Several RV campgrounds dot the area. Glacier Park HipCamp lies less than 6 miles from the park entrance. Nestled on 37 peaceful acres, the quiet campground is home to beautiful meadows, forested trails, three ponds, a creek, stunning views, and wildlife. Campers are asked to be “bear aware.” While there are no hookups, campsites include a campfire ring, picnic table, and partial shade from deciduous trees. Campers share a vault toilet. Bike or drive to nearby attractions and restaurants.
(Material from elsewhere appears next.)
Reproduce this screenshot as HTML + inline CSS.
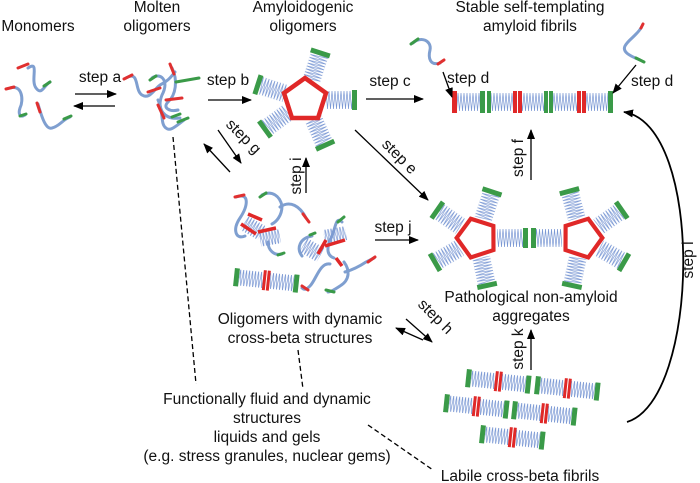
<!DOCTYPE html>
<html><head><meta charset="utf-8"><style>
html,body{margin:0;padding:0;background:#fff;}
svg{display:block}
text{font-family:"Liberation Sans",Arial,sans-serif;font-size:15.5px;fill:#111}
</style></head><body>
<svg width="700" height="483" viewBox="0 0 700 483" xmlns="http://www.w3.org/2000/svg">
<defs>
<pattern id="zz" width="3" height="18" patternUnits="userSpaceOnUse" y="-9">
<path d="M0,0 L1.5,18 L3,0" fill="none" stroke="#7a98d4" stroke-width="0.7"/>
</pattern>
<g id="arm"><rect x="0" y="-9" width="26" height="18" fill="url(#zz)"/><rect x="26" y="-10" width="5" height="20" fill="#3a9a48"/></g>
<g id="pent">
<polygon points="0,-22 21,-7 13,18 -13,18 -21,-7" fill="none" stroke="#e02828" stroke-width="4.5" stroke-linejoin="miter"/>
</g>
<g id="lab">
<rect x="0" y="-9" width="5" height="18" fill="#3a9a48"/>
<rect x="5" y="-8" width="24" height="16" fill="url(#zz)"/>
<rect x="29" y="-10" width="3" height="20" fill="#e02828"/>
<rect x="33" y="-10" width="3" height="20" fill="#e02828"/>
<rect x="36" y="-8" width="24" height="16" fill="url(#zz)"/>
<rect x="60" y="-9" width="5" height="18" fill="#3a9a48"/>
</g>
<marker id="ah" markerWidth="10" markerHeight="8" refX="9" refY="4" orient="auto" markerUnits="userSpaceOnUse">
<path d="M0,0 L10,4 L0,8 Z" fill="#000"/></marker>
</defs>

<!-- titles -->
<text x="38" y="31" text-anchor="middle">Monomers</text>
<text x="157" y="12" text-anchor="middle">Molten</text>
<text x="157" y="31" text-anchor="middle">oligomers</text>
<text x="303" y="12" text-anchor="middle">Amyloidogenic</text>
<text x="303" y="31" text-anchor="middle">oligomers</text>
<text x="530" y="12" text-anchor="middle">Stable self-templating</text>
<text x="530" y="31" text-anchor="middle">amyloid fibrils</text>

<!-- monomers -->
<g fill="none" stroke-width="3" stroke-linecap="round">
<path d="M28,68 C40,60 30,80 36,88 C42,96 44,85 50,82" stroke="#7f9fd0"/>
<path d="M18,68 L28,64" stroke="#e03030"/><path d="M44,86 L50,82" stroke="#3a9a48"/>
<path d="M10,88 C22,84 24,100 20,108 C18,114 20,118 25,115" stroke="#7f9fd0"/>
<path d="M6,89 L14,87" stroke="#e03030"/><path d="M20,116 L26,114" stroke="#3a9a48"/>
<path d="M38,104 C42,118 46,130 52,128 C60,126 62,120 70,117" stroke="#7f9fd0"/>
<path d="M37,103 L40,112" stroke="#e03030"/><path d="M64,119 L71,116" stroke="#3a9a48"/>
</g>
<!-- molten -->
<g fill="none" stroke-width="3" stroke-linecap="round">
<path d="M126,78 C140,70 134,90 142,95 C150,100 155,88 160,85 C170,80 172,75 175,72" stroke="#7f9fd0"/>
<path d="M124,79 L132,75" stroke="#e03030"/>
<path d="M152,78 C160,72 170,80 162,95 C156,110 165,120 180,118" stroke="#7f9fd0"/>
<path d="M150,80 L156,76" stroke="#3a9a48"/><path d="M172,117 L180,114" stroke="#3a9a48"/>
<path d="M172,68 C178,80 176,95 168,102 C162,108 170,112 178,110" stroke="#7f9fd0"/>
<path d="M170,64 L174,74" stroke="#e03030"/><path d="M176,82 L199,78" stroke="#3a9a48"/>
<path d="M158,100 C164,112 160,124 166,128 C170,132 176,126 184,120" stroke="#7f9fd0"/>
<path d="M148,92 L160,88" stroke="#e03030"/><path d="M166,100 L182,98" stroke="#e03030"/>
<path d="M158,105 L164,118" stroke="#e03030"/><path d="M178,122 L188,118" stroke="#3a9a48"/>
</g>

<!-- amyloidogenic pentamer -->
<g transform="translate(305,100)">
<use href="#arm" transform="rotate(-162) translate(21,0)"/>
<use href="#arm" transform="rotate(-72) translate(21,0)"/>
<use href="#arm" transform="rotate(0) translate(21,0)"/>
<use href="#arm" transform="rotate(66) translate(21,0)"/>
<use href="#arm" transform="rotate(144) translate(21,0)"/>
<use href="#pent"/>
</g>

<!-- stable fibril -->
<g transform="translate(452,102)">
<rect x="0" y="-11" width="5" height="22" fill="#e02828"/>
<rect x="5" y="-9" width="23" height="18" fill="url(#zz)"/>
<rect x="28" y="-11" width="5" height="22" fill="#3a9a48"/><rect x="35" y="-11" width="4" height="22" fill="#3a9a48"/>
<rect x="39" y="-9" width="22" height="18" fill="url(#zz)"/>
<rect x="61" y="-11" width="4" height="22" fill="#e02828"/><rect x="66" y="-11" width="4" height="22" fill="#e02828"/>
<rect x="70" y="-9" width="22" height="18" fill="url(#zz)"/>
<rect x="92" y="-11" width="4" height="22" fill="#3a9a48"/><rect x="97" y="-11" width="4" height="22" fill="#3a9a48"/>
<rect x="101" y="-9" width="24" height="18" fill="url(#zz)"/>
<rect x="125" y="-11" width="4" height="22" fill="#e02828"/><rect x="130" y="-11" width="4" height="22" fill="#e02828"/>
<rect x="134" y="-9" width="22" height="18" fill="url(#zz)"/>
<rect x="156" y="-11" width="5" height="22" fill="#3a9a48"/>
</g>
<g fill="none" stroke-width="3" stroke-linecap="round">
<path d="M413,43 C420,36 432,40 430,50 C428,58 430,66 440,63" stroke="#7f9fd0"/>
<path d="M411,44 L418,39" stroke="#3a9a48"/><path d="M438,64 L444,60" stroke="#e03030"/>
<path d="M641,28 C636,36 628,40 625,46 C622,52 630,56 640,60" stroke="#7f9fd0"/>
<path d="M641,28 L643,24" stroke="#e03030"/><path d="M636,58 L644,62" stroke="#3a9a48"/>
</g>

<!-- pathological aggregates -->
<g transform="translate(477,238)">
<use href="#arm" transform="rotate(-145) translate(20,0)"/>
<use href="#arm" transform="rotate(-72) translate(20,0)"/>
<use href="#arm" transform="rotate(0) translate(20,0)"/>
<use href="#arm" transform="rotate(78) translate(20,0)"/>
<use href="#arm" transform="rotate(150) translate(20,0)"/>
<use href="#pent" transform="rotate(-18) scale(0.92)"/>
</g>
<g transform="translate(582,238)">
<use href="#arm" transform="rotate(-35) translate(20,0)"/>
<use href="#arm" transform="rotate(-105) translate(20,0)"/>
<use href="#arm" transform="rotate(180) translate(20,0)"/>
<use href="#arm" transform="rotate(102) translate(20,0)"/>
<use href="#arm" transform="rotate(30) translate(20,0)"/>
<use href="#pent" transform="rotate(18) scale(0.92)"/>
</g>

<!-- labile fibrils -->
<use href="#lab" transform="translate(466,378) rotate(6)"/>
<use href="#lab" transform="translate(535,385) rotate(6)"/>
<use href="#lab" transform="translate(444,403) rotate(6)"/>
<use href="#lab" transform="translate(512,410) rotate(6)"/>
<use href="#lab" transform="translate(480,434) rotate(6)"/>

<!-- oligomers with dynamic cross-beta -->
<g fill="none" stroke-width="3" stroke-linecap="round">
<path d="M236,197 C250,192 248,206 240,218 C232,230 236,240 245,236" stroke="#7f9fd0"/>
<path d="M235,197 L244,195" stroke="#e03030"/>
<path d="M262,195 C272,190 280,196 282,206 C282,216 276,222 272,224" stroke="#7f9fd0"/>
<path d="M260,197 L266,193" stroke="#3a9a48"/>
<path d="M280,207 C290,200 300,206 306,218" stroke="#7f9fd0"/><path d="M303,214 L309,222" stroke="#e03030"/>
<path d="M268,242 C268,250 274,256 282,254" stroke="#7f9fd0"/><path d="M278,255 L284,253" stroke="#3a9a48"/>
<path d="M342,222 C335,215 336,230 330,240 C326,250 328,256 334,258" stroke="#7f9fd0"/><path d="M338,222 L344,217" stroke="#3a9a48"/>
<path d="M312,236 C300,238 296,248 302,256" stroke="#7f9fd0"/><path d="M310,235 L315,233" stroke="#3a9a48"/>
<path d="M330,264 C320,262 316,280 310,286 C306,290 304,290 302,288" stroke="#7f9fd0"/><path d="M302,286 L308,290" stroke="#e03030"/>
<path d="M344,262 C350,270 350,280 340,286 C334,290 330,292 328,292" stroke="#7f9fd0"/><path d="M326,290 L334,292" stroke="#3a9a48"/>
<path d="M345,272 C352,270 360,266 366,262 L374,258" stroke="#7f9fd0"/><path d="M368,262 L375,257" stroke="#e03030"/>
</g>
<g transform="translate(253,228) rotate(30)"><rect x="-10" y="-8" width="20" height="16" fill="url(#zz)"/></g>
<g transform="translate(270,238) rotate(-10)"><rect x="-10" y="-7" width="20" height="14" fill="url(#zz)"/></g>
<path d="M241,224 L256,234 M258,232 L276,228 M248,214 L262,220" stroke="#e02828" stroke-width="3.5"/>
<g transform="translate(312,250) rotate(30)"><rect x="-10" y="-8" width="20" height="16" fill="url(#zz)"/></g>
<g transform="translate(335,235) rotate(-10)"><rect x="-11" y="-7" width="22" height="14" fill="url(#zz)"/></g>
<path d="M318,254 L326,240 M325,246 L345,240 M336,258 L342,266" stroke="#e02828" stroke-width="3.5"/>
<use href="#lab" transform="translate(234,277) rotate(6)"/>

<!-- arrows -->
<g stroke="#000" stroke-width="1.3" fill="none">
<line x1="75" y1="94" x2="116" y2="94" marker-end="url(#ah)"/>
<line x1="115" y1="106" x2="74" y2="106" marker-end="url(#ah)"/>
<line x1="208" y1="100" x2="251" y2="100" marker-end="url(#ah)"/>
<line x1="366" y1="99" x2="423" y2="99" marker-end="url(#ah)"/>
<line x1="443" y1="72" x2="452" y2="97" marker-end="url(#ah)"/>
<line x1="636" y1="65" x2="613" y2="93" marker-end="url(#ah)"/>
<line x1="355" y1="130" x2="428" y2="200" marker-end="url(#ah)"/>
<line x1="531" y1="180" x2="531" y2="130" marker-end="url(#ah)"/>
<line x1="230" y1="172" x2="204" y2="144" marker-end="url(#ah)"/>
<line x1="218" y1="130" x2="241" y2="163" marker-end="url(#ah)"/>
<line x1="306" y1="193" x2="306" y2="158" marker-end="url(#ah)"/>
<line x1="375" y1="240" x2="418" y2="240" marker-end="url(#ah)"/>
<line x1="423" y1="340" x2="396" y2="328" marker-end="url(#ah)"/>
<line x1="406" y1="319" x2="432" y2="342" marker-end="url(#ah)"/>
<line x1="531" y1="370" x2="531" y2="330" marker-end="url(#ah)"/>
<path d="M627,422 C700,400 705,125 624,112" stroke-width="1.8" marker-end="url(#ah)"/>
</g>
<!-- dashed -->
<g stroke="#000" stroke-width="1.3" stroke-dasharray="5,3" fill="none">
<line x1="173" y1="137" x2="196" y2="384"/>
<line x1="298" y1="350" x2="303" y2="389"/>
<line x1="368" y1="425" x2="433" y2="470"/>
</g>

<!-- step labels -->
<text x="100" y="82" text-anchor="middle">step a</text>
<text x="228" y="85" text-anchor="middle">step b</text>
<text x="390" y="86" text-anchor="middle">step c</text>
<text x="447" y="83">step d</text>
<text x="631" y="86">step d</text>
<text transform="translate(396,160) rotate(45)" text-anchor="middle">step e</text>
<text transform="translate(523,158) rotate(-90)" text-anchor="middle">step f</text>
<text transform="translate(240,140) rotate(45)" text-anchor="middle">step g</text>
<text transform="translate(301,176) rotate(-90)" text-anchor="middle">step i</text>
<text x="393" y="232" text-anchor="middle">step j</text>
<text transform="translate(432,320) rotate(45)" text-anchor="middle">step h</text>
<text transform="translate(523,349) rotate(-90)" text-anchor="middle">step k</text>
<text transform="translate(693,260) rotate(-90)" text-anchor="middle">step l</text>

<text x="531" y="302" text-anchor="middle">Pathological non-amyloid</text>
<text x="531" y="321" text-anchor="middle">aggregates</text>
<text x="300" y="324" text-anchor="middle">Oligomers with dynamic</text>
<text x="300" y="343" text-anchor="middle">cross-beta structures</text>
<text x="267" y="404" text-anchor="middle">Functionally fluid and dynamic</text>
<text x="267" y="423" text-anchor="middle">structures</text>
<text x="267" y="442" text-anchor="middle">liquids and gels</text>
<text x="267" y="461" text-anchor="middle">(e.g. stress granules, nuclear gems)</text>
<text x="520" y="481" text-anchor="middle">Labile cross-beta fibrils</text>
</svg>
</body></html>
8. Painted Desert Ranger Cabin
Petrified Forest National Park, Arizona
It’d be hard to believe that the Arizona desert was once a lush tropical rainforest were it not for the 225-million-year-old fossilized trees that have been preserved in Petrified Forest National Park. Decorated with petroglyphs, the Painted Desert is full of flat-topped mesas and sculpted buttes. One of the best Dark Sky Places in the state, these otherworldly badlands offer amazing stargazing opportunities.
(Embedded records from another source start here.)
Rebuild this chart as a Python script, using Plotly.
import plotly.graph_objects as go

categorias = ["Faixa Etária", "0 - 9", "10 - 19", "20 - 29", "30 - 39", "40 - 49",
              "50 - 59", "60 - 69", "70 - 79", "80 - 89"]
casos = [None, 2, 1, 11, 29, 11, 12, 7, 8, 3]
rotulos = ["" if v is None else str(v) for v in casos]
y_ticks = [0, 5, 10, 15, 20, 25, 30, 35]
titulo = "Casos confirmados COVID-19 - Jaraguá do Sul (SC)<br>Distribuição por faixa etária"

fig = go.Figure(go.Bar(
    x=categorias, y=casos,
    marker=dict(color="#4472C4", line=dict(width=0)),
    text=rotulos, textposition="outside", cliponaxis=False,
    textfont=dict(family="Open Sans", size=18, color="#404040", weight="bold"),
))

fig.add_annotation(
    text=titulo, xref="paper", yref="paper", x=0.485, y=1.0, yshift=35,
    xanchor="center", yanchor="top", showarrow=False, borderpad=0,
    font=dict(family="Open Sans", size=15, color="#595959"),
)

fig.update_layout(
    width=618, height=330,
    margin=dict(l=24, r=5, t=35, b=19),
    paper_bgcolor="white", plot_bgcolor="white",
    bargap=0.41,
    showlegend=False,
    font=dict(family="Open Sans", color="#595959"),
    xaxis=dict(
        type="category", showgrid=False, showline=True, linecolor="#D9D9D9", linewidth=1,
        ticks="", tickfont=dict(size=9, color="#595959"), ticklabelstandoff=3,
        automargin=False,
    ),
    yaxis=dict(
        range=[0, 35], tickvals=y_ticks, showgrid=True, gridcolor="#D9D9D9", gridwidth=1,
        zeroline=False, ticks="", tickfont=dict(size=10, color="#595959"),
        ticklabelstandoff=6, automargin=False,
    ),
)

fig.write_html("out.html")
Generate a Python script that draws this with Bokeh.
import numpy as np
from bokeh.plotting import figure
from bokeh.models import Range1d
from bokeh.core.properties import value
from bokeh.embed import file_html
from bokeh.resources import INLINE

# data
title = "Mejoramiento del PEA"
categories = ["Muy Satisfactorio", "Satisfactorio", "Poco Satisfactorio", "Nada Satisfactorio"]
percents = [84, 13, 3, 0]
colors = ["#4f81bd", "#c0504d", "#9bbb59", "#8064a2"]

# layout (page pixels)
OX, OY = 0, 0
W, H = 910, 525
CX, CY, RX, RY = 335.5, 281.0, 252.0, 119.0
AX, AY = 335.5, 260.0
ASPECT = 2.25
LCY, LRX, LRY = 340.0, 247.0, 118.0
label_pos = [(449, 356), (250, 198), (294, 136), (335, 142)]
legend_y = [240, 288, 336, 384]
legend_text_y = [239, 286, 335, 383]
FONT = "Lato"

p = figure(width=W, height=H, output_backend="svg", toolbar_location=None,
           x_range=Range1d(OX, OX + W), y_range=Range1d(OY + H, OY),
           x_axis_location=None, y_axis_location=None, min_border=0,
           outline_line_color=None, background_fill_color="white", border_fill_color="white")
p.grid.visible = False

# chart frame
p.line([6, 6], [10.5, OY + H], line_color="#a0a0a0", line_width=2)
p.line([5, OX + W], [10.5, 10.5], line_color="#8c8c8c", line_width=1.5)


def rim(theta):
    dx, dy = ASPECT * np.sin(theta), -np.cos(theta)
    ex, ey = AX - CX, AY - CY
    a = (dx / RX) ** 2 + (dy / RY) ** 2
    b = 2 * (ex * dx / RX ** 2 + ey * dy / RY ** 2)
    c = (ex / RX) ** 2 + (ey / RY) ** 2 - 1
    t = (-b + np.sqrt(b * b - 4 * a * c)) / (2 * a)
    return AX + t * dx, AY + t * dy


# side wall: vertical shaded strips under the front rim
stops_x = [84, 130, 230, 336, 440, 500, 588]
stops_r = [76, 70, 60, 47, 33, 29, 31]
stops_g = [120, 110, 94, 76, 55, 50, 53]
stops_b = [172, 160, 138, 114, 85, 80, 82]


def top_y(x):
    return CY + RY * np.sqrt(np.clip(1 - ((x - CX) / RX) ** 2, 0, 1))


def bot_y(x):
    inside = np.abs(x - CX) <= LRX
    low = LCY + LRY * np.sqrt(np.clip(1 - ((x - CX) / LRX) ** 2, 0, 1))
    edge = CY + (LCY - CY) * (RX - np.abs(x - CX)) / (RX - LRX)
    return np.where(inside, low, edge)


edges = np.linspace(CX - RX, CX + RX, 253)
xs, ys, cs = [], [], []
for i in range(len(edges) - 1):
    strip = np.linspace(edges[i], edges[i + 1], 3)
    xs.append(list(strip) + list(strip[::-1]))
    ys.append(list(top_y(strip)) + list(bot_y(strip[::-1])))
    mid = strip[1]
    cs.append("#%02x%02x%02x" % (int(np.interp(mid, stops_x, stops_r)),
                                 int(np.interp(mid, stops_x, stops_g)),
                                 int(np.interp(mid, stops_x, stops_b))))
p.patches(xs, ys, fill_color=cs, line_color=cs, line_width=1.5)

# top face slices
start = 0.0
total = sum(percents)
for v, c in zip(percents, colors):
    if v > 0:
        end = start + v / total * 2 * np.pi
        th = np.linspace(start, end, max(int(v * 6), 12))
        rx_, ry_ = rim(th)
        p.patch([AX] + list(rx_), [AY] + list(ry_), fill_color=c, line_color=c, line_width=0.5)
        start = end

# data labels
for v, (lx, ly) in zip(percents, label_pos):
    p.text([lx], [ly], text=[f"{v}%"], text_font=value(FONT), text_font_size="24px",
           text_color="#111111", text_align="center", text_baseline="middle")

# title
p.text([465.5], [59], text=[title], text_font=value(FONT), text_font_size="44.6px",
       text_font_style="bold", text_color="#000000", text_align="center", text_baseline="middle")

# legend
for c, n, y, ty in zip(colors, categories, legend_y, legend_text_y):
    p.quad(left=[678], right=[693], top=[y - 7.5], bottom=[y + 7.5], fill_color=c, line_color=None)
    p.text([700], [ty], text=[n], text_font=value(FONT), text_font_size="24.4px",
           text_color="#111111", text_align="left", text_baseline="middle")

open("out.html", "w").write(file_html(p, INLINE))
Technically a one-room cabin instead of a campground, Painted Desert Ranger Cabin lies 6 miles from the national park. Enjoy beautiful views of the Painted Desert wilderness from the quiet serenity of this cozy, remote cabin. Although there is a flush toilet and queen-sized bed, this is backcountry camping. Bring your own food, sleeping bags and/or linens, firewood, toilet paper, and drinking water.
9. Run With The Alpacas Camp
Olympic National Park, Washington
Several distinct ecosystems make up the close-to-1-million acres of Washington State’s Olympic National Park. The vast wilderness features glacier-capped mountains, old-growth temperate rainforests, and more than 70 miles of wild coastline. TravelAwaits writer Robyne Stevenson contends that you must visit the Olympic Peninsula in an RV.
As if this experience isn’t cool enough, Run with the Alpacas Camp is adding cutie alpacas to the equation. Just 17 miles from the national park, the 20-acre Alpaca Rescue non-profit offers 20 campsites for tents, van and truck campers, trailers, and RVs. Llamas, sheep, guinea hens, turkeys, and chickens keep the alpacas company. Sign up for a 1-hour tour to hand feed and get up-close-and-personal with them. And yes, you can volunteer here too. Visit during “cria season” from mid-June to the end of August to catch the baby alpacas!
10. Watchman Campground
Zion National Park, Utah
The Virgin River runs through the midst of a spectacular collection of canyons and red sandstone peaks at Zion National Park in southern Utah. Zion has an abundance of activities for everyone, from experienced backpacking hikers and climbers to those who enjoy walking and visiting museums.
After a day of hiking, head to Watchman Campground less than 5 miles from the park entrance. Featuring unreal views of Zion monoliths, insane sunsets, and wildlife encounters, this peaceful campground offers 179 sites for tents, van and truck campers, trailers, and RVs. Showers are not available, but real restrooms made of tile and granite are. Shuttles run daily to and from the park. Walk to Springdale to treat yourself to a cold one, grab some gear, and peruse shops filled with Native American antiques.